Earlier this year, Oh, Mary! was a finalist for the Pulitzer Prize for Drama, an award that  in 2016 went to Lin-Manuel Miranda’s Hamilton. As it happens, I rewatched Hamilton not long ago, and its earnest paeans to diversity (“Immigrants, we get the job done”) now feel like the last gasp of the Obama era.

When Hamilton first came to Britain, I wrote that its blend of rap, classical music, and Gilbert and Sullivan operettas showed that it “speaks all the cultural languages of America, and it echoes Obama’s ability to change cadences depending on his audience.” Added to that, by offering cheap tickets in a daily street lottery alongside the usual sky-high prices of Broadway, “Miranda created a fan base that mirrors the ‘Obama coalition’ of Democrat voters: college-educated coastal liberals and mid-to-low-income minorities.” Hamilton might have been great entertainment, but it also took seriously the idea of educating America about its history, in a spirit now continued by the popular Substack historian Heather Cox Richardson.

Read: Watching Hamilton is like opening a time capsule

Like Hamilton, Oh, Mary! uses color-conscious casting, reframing white historical figures by having nonwhite actors play them.

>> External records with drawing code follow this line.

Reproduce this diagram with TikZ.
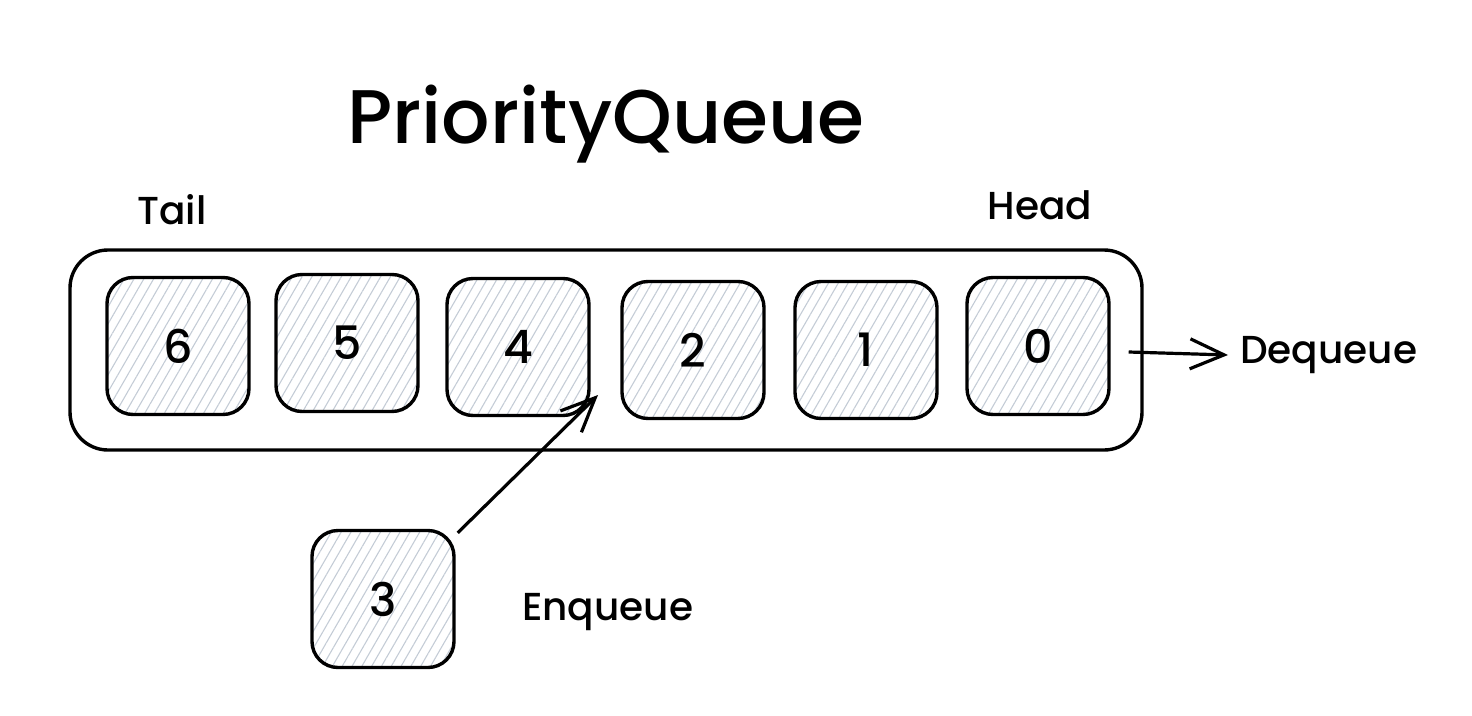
\documentclass[tikz,border=0pt]{standalone}
\usepackage{fontspec}
\setmainfont{Poppins}[UprightFont=* Medium]
\usetikzlibrary{arrows.meta,patterns.meta}
\definecolor{hatch}{HTML}{C4CCD6}
\tikzset{
  cell/.style={draw=black, line width=3.4pt, rounded corners=26pt,
    minimum width=142pt, minimum height=137pt, inner sep=0pt,
    pattern={Lines[angle=60,distance=8.5pt,line width=1.1pt]}, pattern color=hatch,
    font=\fontsize{46}{52}\selectfont},
  outer/.style={draw=black, line width=3.4pt, rounded corners=38pt,
    minimum width=1072pt, minimum height=200pt, inner sep=0pt},
  lbl/.style={font=\fontsize{39}{44}\selectfont, inner sep=0pt},
  arr/.style={line width=3.2pt, -{Straight Barb[length=34pt,width=30pt,line width=3.2pt]}}
}
\begin{document}
\begin{tikzpicture}[x=1pt,y=-1pt]
\useasboundingbox (0,0) rectangle (1472,715);
\node[outer] (queue) at (606,350) {};
\node[cell] (n6) at (178,346) {6};
\node[cell] (n5) at (347,343) {5};
\node[cell] (n4) at (518,347) {4};
\node[cell] (n2) at (693,350) {2};
\node[cell] (n1) at (866,350) {1};
\node[cell] (n0) at (1038,346) {0};
\node[cell] (n3) at (383,599) {3};
\node[font=\fontsize{76}{80}\selectfont, inner sep=0pt] (title) at (606,124) {PriorityQueue};
\node[lbl] (tail) at (172,210) {Tail};
\node[lbl] (head) at (1040,205) {Head};
\node[lbl, anchor=west] (deq) at (1240,355) {Dequeue};
\node[lbl, anchor=west] (enq) at (522,612) {Enqueue};
\coordinate (ins) at (598,395);
\draw[arr] ([xshift=2pt,yshift=-4pt]n3.north east) -- (ins);
\draw[arr] ([xshift=18pt,yshift=-6pt]n0.east) -- ([xshift=-12pt]deq.west);
\end{tikzpicture}
\end{document}
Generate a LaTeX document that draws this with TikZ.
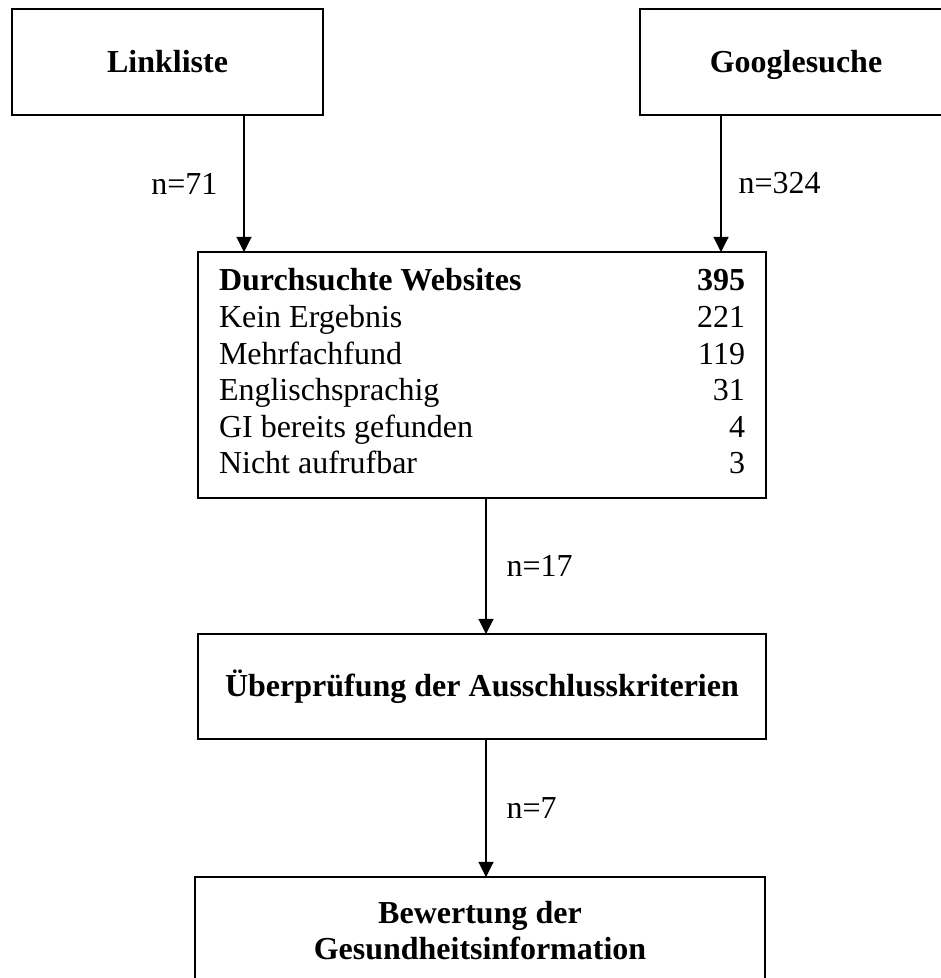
\documentclass[tikz,border=0pt]{standalone}
\usepackage{fontspec}
\setmainfont{Liberation Serif}
\usetikzlibrary{arrows.meta}

\begin{document}
\begin{tikzpicture}[x=1pt,y=1pt,
    box/.style = {rectangle,draw=black,line width=1.6pt,inner sep=0pt,outer sep=0pt,
                  font=\fontsize{32}{36.6}\selectfont\bfseries,align=center},
    source/.style = {box,minimum height=106,text height=21pt,text depth=0pt},
    flow/.style = {draw=black,line width=1.1pt,-{Triangle[length=15pt,width=15pt]}},
    count/.style = {inner sep=0pt,font=\fontsize{32}{36.6}\selectfont}]
\useasboundingbox (0,0) rectangle (941,978);
\clip (0,0) rectangle (941,978);
% sources
\node[source,minimum width=311] (link) at (167.5,916) {Linkliste};
\node[source,minimum width=312] (google) at (796,916) {Googlesuche};
% searched websites
\node[box,minimum width=568,minimum height=246,font=\fontsize{32}{36.6}\selectfont] (sites) at (482,603)
    {\begin{tabular*}{526pt}{@{}l@{\extracolsep{\fill}}r@{}}
     \textbf{Durchsuchte Websites} & \textbf{395}\\
     Kein Ergebnis & 221\\
     Mehrfachfund & 119\\
     Englischsprachig & 31\\
     GI bereits gefunden & 4\\
     Nicht aufrufbar & 3
     \end{tabular*}};
\node[box,minimum width=568,minimum height=105] (check) at (482,291.5) {Überprüfung der Ausschlusskriterien};
\node[box,minimum width=570,minimum height=107] (rating) at (480,47.5) {Bewertung der\\Gesundheitsinformation};
% connectors
\draw[flow] ([xshift=76.5]link.south) -- ([xshift=76.5]link.south |- sites.north)
    node[count,midway,left=26pt] {n=71};
\draw[flow] ([xshift=-75]google.south) -- ([xshift=-75]google.south |- sites.north)
    node[count,midway,right=17pt] {n=324};
\draw[flow] ([xshift=4]sites.south) -- ([xshift=4]sites.south |- check.north)
    node[count,midway,right=20pt] {n=17};
\draw[flow] ([xshift=4]check.south) -- ([xshift=4]check.south |- rating.north)
    node[count,midway,right=20pt] {n=7};
\end{tikzpicture}
\end{document}
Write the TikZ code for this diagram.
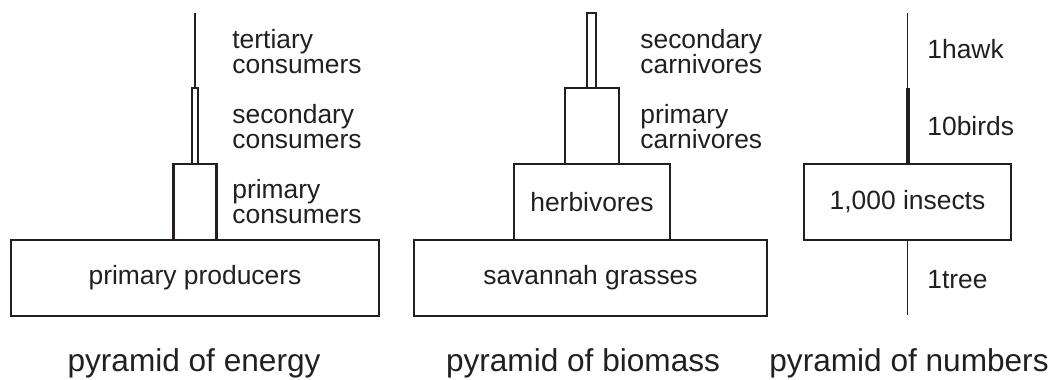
\documentclass[tikz,border=0pt]{standalone}
\usepackage{fontspec}
\setmainfont{Liberation Sans}
\definecolor{ink}{HTML}{231F20}
\begin{document}
\begin{tikzpicture}[x=0.5pt,y=-0.5pt,
  box/.style={draw=ink, line width=1.1pt, inner sep=0pt, minimum height=38pt, text=ink, font=\fontsize{13.2}{15}\selectfont},
  lbl/.style={anchor=base west, inner sep=0pt, text=ink, font=\fontsize{13.2}{15}\selectfont},
  ttl/.style={anchor=base, inner sep=0pt, text=ink, font=\fontsize{15.8}{18}\selectfont},
  stem/.style={draw=ink, line width=1pt},
  thinline/.style={draw=ink, line width=0.65pt},
  thickline/.style={draw=ink, line width=2pt}]
\useasboundingbox (0,0) rectangle (1050,380);

% pyramid of energy
\node[box, minimum width=184pt] (pp) at (195,278) {primary producers};
\node[box, minimum width=21.5pt] (pc) at (195,202) {};
\node[box, minimum width=3pt] (sc) at (195,126) {};
\coordinate (tc) at (195,13);
\draw[stem] (sc.north) -- (tc);
\node[lbl] (e1a) at (232,48) {tertiary};
\node[lbl] (e1b) at (232,73) {consumers};
\node[lbl] (e2a) at (232,123) {secondary};
\node[lbl] (e2b) at (232,148) {consumers};
\node[lbl] (e3a) at (232,198) {primary};
\node[lbl] (e3b) at (232,223) {consumers};
\node[ttl] (te) at (194,371) {pyramid of energy};

% pyramid of biomass
\node[box, minimum width=176.5pt] (sg) at (590.5,278) {savannah grasses};
\node[box, minimum width=78pt] (hb) at (592,202) {herbivores};
\node[box, minimum width=27pt] (pcv) at (592,126) {};
\node[box, minimum width=4.5pt, minimum height=37.5pt] (scv) at (591.5,50.5) {};
\node[lbl] (b1a) at (640,48) {secondary};
\node[lbl] (b1b) at (640,73) {carnivores};
\node[lbl] (b2a) at (640,123) {primary};
\node[lbl] (b2b) at (640,148) {carnivores};
\node[ttl] (tb) at (583,371) {pyramid of biomass};

% pyramid of numbers
\node[box, minimum width=103.5pt] (ins) at (907.5,202) {1,000 insects};
\coordinate (ntop) at (907.5,13);
\coordinate (nmid) at (907.5,88);
\coordinate (nbot) at (907.5,315);
\draw[thinline] (ntop) -- (nmid);
\draw[thickline] (nmid) -- (ins.north);
\draw[thinline] (ins.south) -- (nbot);
\node[lbl] (n1) at (927,58) {1hawk};
\node[lbl] (n2) at (927,135) {10birds};
\node[lbl] (n3) at (927,288) {1tree};
\node[ttl] (tn) at (909,371) {pyramid of numbers};
\end{tikzpicture}
\end{document}
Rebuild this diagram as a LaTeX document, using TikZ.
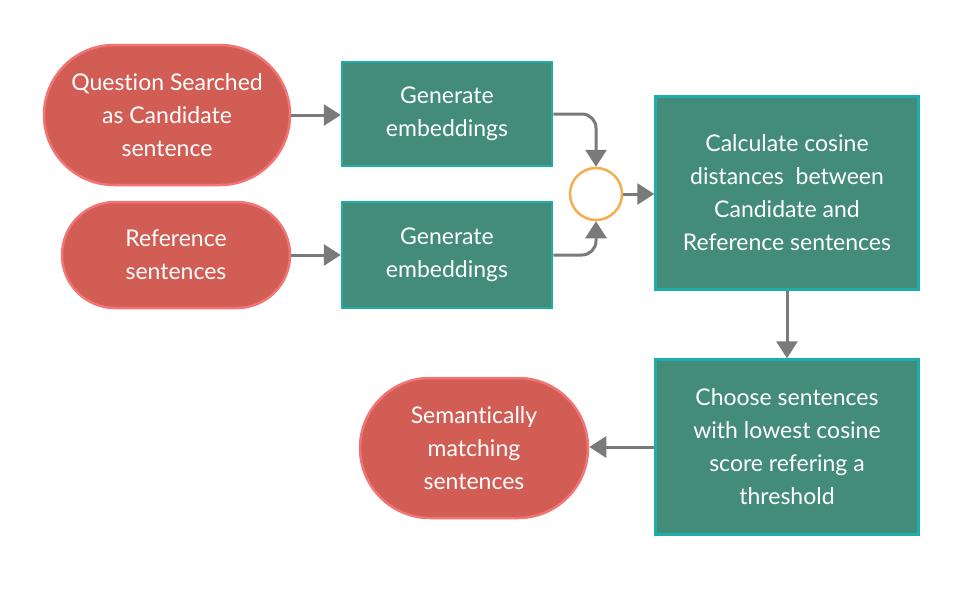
\documentclass[tikz,border=0pt]{standalone}
\usepackage{fontspec}
\setmainfont[Ligatures=NoCommon]{Lato}
\usetikzlibrary{arrows.meta,shapes.misc}
\definecolor{redfill}{HTML}{D15D55}
\definecolor{redline}{HTML}{F27576}
\definecolor{greenfill}{HTML}{438C79}
\definecolor{tealline}{HTML}{1FADAB}
\definecolor{arrowgray}{HTML}{7A7A7A}
\definecolor{ringorange}{HTML}{F6AD50}
\begin{document}
\begin{tikzpicture}[x=1pt,y=-1pt,
  txt/.style={text=white,font=\fontsize{23}{33}\selectfont,align=center,execute at begin node={\rule{0pt}{22.5pt}}},
  stad/.style={txt,rounded rectangle,fill=redfill,draw=redline,line width=2.5pt,inner sep=0pt},
  gbox/.style={txt,rectangle,fill=greenfill,draw=tealline,line width=2.5pt,inner sep=0pt},
  conn/.style={draw=arrowgray,line width=3pt,-{Triangle[length=17pt,width=21pt]},rounded corners=14pt}]
\useasboundingbox (0,0) rectangle (978,592);
\node[stad,minimum width=246pt,minimum height=140pt] (q) at (167,115) {Question Searched\\as Candidate\\sentence};
\node[stad,minimum width=228pt,minimum height=106pt] (r) at (176,255) {Reference\\sentences};
\node[gbox,minimum width=210pt,minimum height=104pt] (g1) at (447,114) {Generate\\embeddings};
\node[gbox,minimum width=210pt,minimum height=106pt] (g2) at (447,255) {Generate\\embeddings};
\node[circle,draw=ringorange,line width=2.5pt,minimum size=52pt,inner sep=0pt] (o) at (596,194) {};
\node[gbox,minimum width=263pt,minimum height=193pt] (c) at (787,193) {Calculate cosine\\distances\ \ between\\Candidate and\\Reference sentences};
\node[gbox,minimum width=263pt,minimum height=175pt] (s) at (787,447) {Choose sentences\\with lowest cosine\\score refering a\\threshold};
\node[stad,minimum width=228pt,minimum height=140pt] (m) at (474,448) {Semantically\\matching\\sentences};
\draw[conn] (q.east) -- (g1.west |- q.east);
\draw[conn] (r.east) -- (g2.west |- r.east);
\draw[conn] (g1.east) -| (o.north);
\draw[conn] (g2.east) -| (o.south);
\draw[conn] (o.east) -- (c.west |- o.east);
\draw[conn] (c.south) -- (s.north);
\draw[conn] (s.west) -- (m.east |- s.west);
\end{tikzpicture}
\end{document}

And like Hamilton, it is an improbable box-office smash: It became the first production to gross more than $1 million a week at the Lyceum Theater in New York. But otherwise, the two plays could not be more different. Instead of Obama-era earnestness, Oh, Mary! is steeped in the signature moods of the Trump era: pure camp, twisted humor, and lol nothing matters nihilism. (Think: Donald Trump dancing to “YMCA,” or the casual cruelty of all those deportation videos.) Escola did “less than no research” into Mary Todd Lincoln, to avoid the temptation of writing in-jokes. “I wanted to have the same knowledge that the audience had,” Escola told Seth Meyers. “I didn’t want to do research and then be making jokes about, like, ‘Well, that’ll get a laugh ’cause that’s where she was born.’” This artistic decision worked out well for me, a person who had no idea where Mary Todd Lincoln was born until I looked it up for this article.

The audience also learns precisely nothing about Mary’s divided loyalties—she was born in Kentucky, and several of her half-brothers fought for the Confederacy. Her real-life grief over the death of her sons Eddie and Willie is completely absent; Mary assures her acting teacher that “I never go near the children.” Even the Civil War barely gets a look-in. When Abraham complains about fighting with the South, Mary growls, “The South of what?!” His announcement of the end of the war is included only to set up a contrast with Mary’s activities that afternoon—discovering that Louisa “wants to rub ice cream on her pussy!”

In its absolute refusal to take history seriously, Oh, Mary! is basically the anti-Hamilton. But then, we are living through the mirror image of the Obama era right now. Escola’s Mary is a monster, but also a ham, a narcissist, and a born entertainer—and the audience ends up glued to her every move. I mean, you could suggest a parallel with contemporary America there. Or you could just enjoy the wigs and the gags and the spotted bloomers.